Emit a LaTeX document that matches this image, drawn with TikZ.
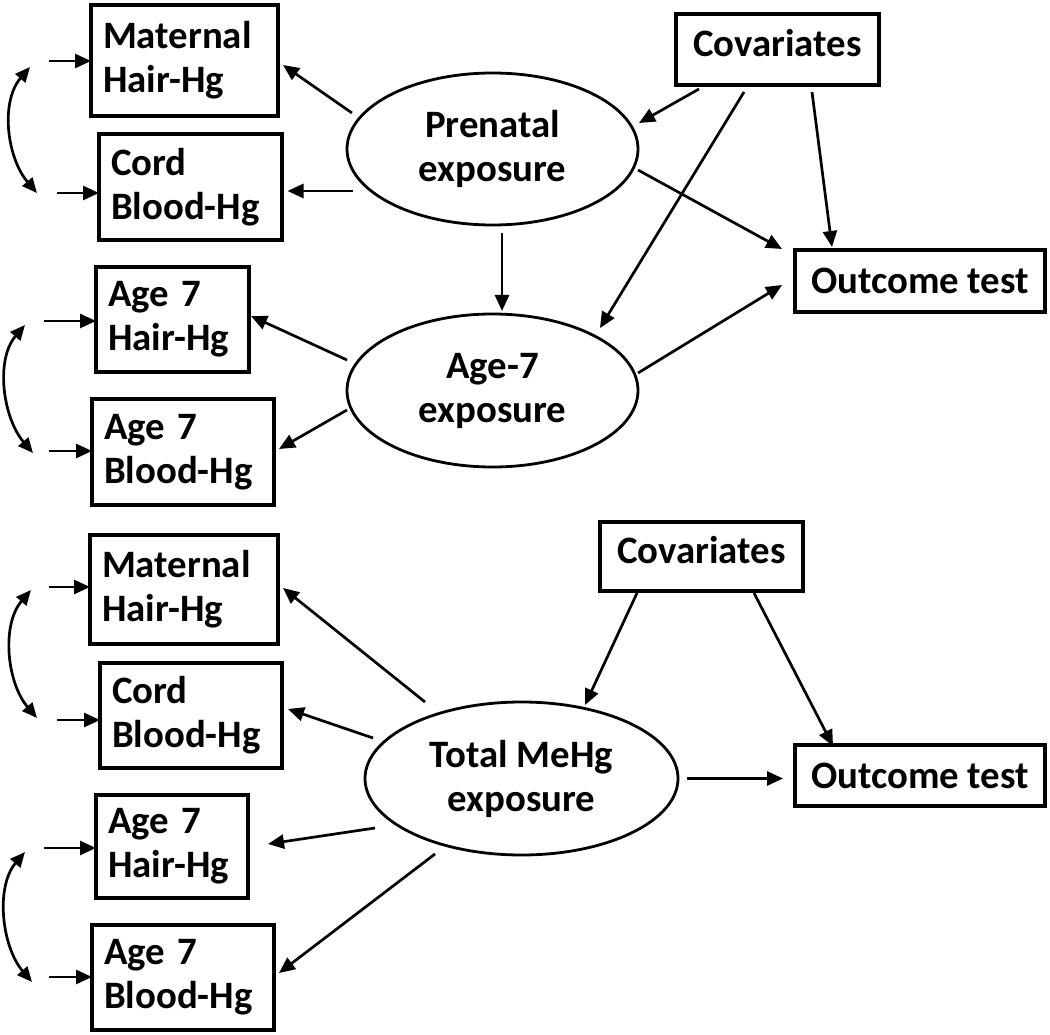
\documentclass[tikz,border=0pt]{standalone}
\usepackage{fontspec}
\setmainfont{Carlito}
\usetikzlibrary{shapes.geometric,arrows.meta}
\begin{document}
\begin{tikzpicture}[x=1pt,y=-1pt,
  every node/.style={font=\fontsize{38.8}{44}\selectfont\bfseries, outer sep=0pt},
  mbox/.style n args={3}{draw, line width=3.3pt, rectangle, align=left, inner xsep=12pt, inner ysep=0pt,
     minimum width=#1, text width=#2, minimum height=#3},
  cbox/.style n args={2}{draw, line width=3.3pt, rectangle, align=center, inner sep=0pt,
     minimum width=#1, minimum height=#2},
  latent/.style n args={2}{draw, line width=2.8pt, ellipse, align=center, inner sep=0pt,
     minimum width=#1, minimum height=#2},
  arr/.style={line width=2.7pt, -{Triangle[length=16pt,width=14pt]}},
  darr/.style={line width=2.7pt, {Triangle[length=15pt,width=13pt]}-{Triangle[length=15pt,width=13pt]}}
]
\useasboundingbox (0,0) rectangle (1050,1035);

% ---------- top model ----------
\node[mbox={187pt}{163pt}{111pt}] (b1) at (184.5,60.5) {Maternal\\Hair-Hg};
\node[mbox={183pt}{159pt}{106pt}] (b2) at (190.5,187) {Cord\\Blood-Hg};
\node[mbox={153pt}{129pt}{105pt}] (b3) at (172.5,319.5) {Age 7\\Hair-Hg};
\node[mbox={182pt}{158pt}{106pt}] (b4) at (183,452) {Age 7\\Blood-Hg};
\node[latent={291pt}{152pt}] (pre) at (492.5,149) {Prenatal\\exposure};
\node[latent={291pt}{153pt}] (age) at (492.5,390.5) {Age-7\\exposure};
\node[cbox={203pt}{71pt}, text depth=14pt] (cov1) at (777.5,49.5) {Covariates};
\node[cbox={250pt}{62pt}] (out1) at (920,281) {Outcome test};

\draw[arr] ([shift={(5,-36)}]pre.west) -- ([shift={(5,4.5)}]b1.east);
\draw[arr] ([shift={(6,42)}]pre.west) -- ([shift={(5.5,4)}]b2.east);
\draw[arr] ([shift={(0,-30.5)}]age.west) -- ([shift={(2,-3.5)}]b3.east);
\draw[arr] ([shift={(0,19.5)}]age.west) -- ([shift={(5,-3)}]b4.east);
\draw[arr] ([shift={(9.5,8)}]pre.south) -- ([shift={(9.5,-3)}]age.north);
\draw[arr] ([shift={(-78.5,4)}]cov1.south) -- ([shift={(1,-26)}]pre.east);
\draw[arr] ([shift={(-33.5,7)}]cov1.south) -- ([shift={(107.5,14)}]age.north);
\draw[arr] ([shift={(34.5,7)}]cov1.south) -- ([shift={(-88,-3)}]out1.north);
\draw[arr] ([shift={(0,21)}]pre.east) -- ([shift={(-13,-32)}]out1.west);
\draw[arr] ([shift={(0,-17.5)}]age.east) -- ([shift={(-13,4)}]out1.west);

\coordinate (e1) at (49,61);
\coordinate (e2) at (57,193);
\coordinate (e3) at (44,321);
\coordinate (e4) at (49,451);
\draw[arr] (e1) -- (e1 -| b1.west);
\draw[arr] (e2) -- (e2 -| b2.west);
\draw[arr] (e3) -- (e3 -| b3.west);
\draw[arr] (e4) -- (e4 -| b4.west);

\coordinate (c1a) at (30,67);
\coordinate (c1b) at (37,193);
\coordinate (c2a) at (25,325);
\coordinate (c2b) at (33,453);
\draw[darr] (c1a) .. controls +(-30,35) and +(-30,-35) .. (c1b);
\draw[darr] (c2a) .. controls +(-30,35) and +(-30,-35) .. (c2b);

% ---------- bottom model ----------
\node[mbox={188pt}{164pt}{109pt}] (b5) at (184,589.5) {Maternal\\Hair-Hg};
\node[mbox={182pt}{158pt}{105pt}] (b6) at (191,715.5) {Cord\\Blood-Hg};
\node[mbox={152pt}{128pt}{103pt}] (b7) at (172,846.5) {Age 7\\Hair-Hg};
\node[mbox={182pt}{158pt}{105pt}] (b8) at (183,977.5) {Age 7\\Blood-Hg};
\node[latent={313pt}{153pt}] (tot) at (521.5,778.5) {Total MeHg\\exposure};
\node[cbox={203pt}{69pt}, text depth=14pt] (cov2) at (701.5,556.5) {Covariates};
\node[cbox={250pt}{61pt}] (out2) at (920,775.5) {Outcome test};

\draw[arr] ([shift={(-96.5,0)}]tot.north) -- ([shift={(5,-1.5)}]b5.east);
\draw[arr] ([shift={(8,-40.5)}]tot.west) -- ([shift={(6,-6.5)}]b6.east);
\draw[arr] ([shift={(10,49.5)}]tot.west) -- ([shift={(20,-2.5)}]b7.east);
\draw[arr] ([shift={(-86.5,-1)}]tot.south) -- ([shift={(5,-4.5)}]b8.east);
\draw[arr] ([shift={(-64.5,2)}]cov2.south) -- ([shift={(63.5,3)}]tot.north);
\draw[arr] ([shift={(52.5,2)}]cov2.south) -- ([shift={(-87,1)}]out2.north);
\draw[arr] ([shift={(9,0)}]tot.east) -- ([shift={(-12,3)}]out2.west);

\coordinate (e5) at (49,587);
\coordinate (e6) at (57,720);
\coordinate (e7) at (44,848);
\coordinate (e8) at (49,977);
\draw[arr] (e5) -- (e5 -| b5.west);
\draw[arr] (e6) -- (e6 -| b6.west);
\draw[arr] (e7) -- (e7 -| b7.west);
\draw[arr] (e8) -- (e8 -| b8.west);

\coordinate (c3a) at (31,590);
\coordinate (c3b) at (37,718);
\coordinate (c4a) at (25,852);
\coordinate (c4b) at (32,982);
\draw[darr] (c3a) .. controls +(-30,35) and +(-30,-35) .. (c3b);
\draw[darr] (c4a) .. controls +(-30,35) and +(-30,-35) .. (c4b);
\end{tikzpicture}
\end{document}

(Stated goal):
Pictures stay out. Print the data exactly, from its first line through the line containing "(0,0) rectangle (1050,1035);".

(Response for this exercise):
Emit a LaTeX document that matches this image, drawn with TikZ.
\documentclass[tikz,border=0pt]{standalone}
\usepackage{fontspec}
\setmainfont{Carlito}
\usetikzlibrary{shapes.geometric,arrows.meta}
\begin{document}
\begin{tikzpicture}[x=1pt,y=-1pt,
  every node/.style={font=\fontsize{38.8}{44}\selectfont\bfseries, outer sep=0pt},
  mbox/.style n args={3}{draw, line width=3.3pt, rectangle, align=left, inner xsep=12pt, inner ysep=0pt,
     minimum width=#1, text width=#2, minimum height=#3},
  cbox/.style n args={2}{draw, line width=3.3pt, rectangle, align=center, inner sep=0pt,
     minimum width=#1, minimum height=#2},
  latent/.style n args={2}{draw, line width=2.8pt, ellipse, align=center, inner sep=0pt,
     minimum width=#1, minimum height=#2},
  arr/.style={line width=2.7pt, -{Triangle[length=16pt,width=14pt]}},
  darr/.style={line width=2.7pt, {Triangle[length=15pt,width=13pt]}-{Triangle[length=15pt,width=13pt]}}
]
\useasboundingbox (0,0) rectangle (1050,1035);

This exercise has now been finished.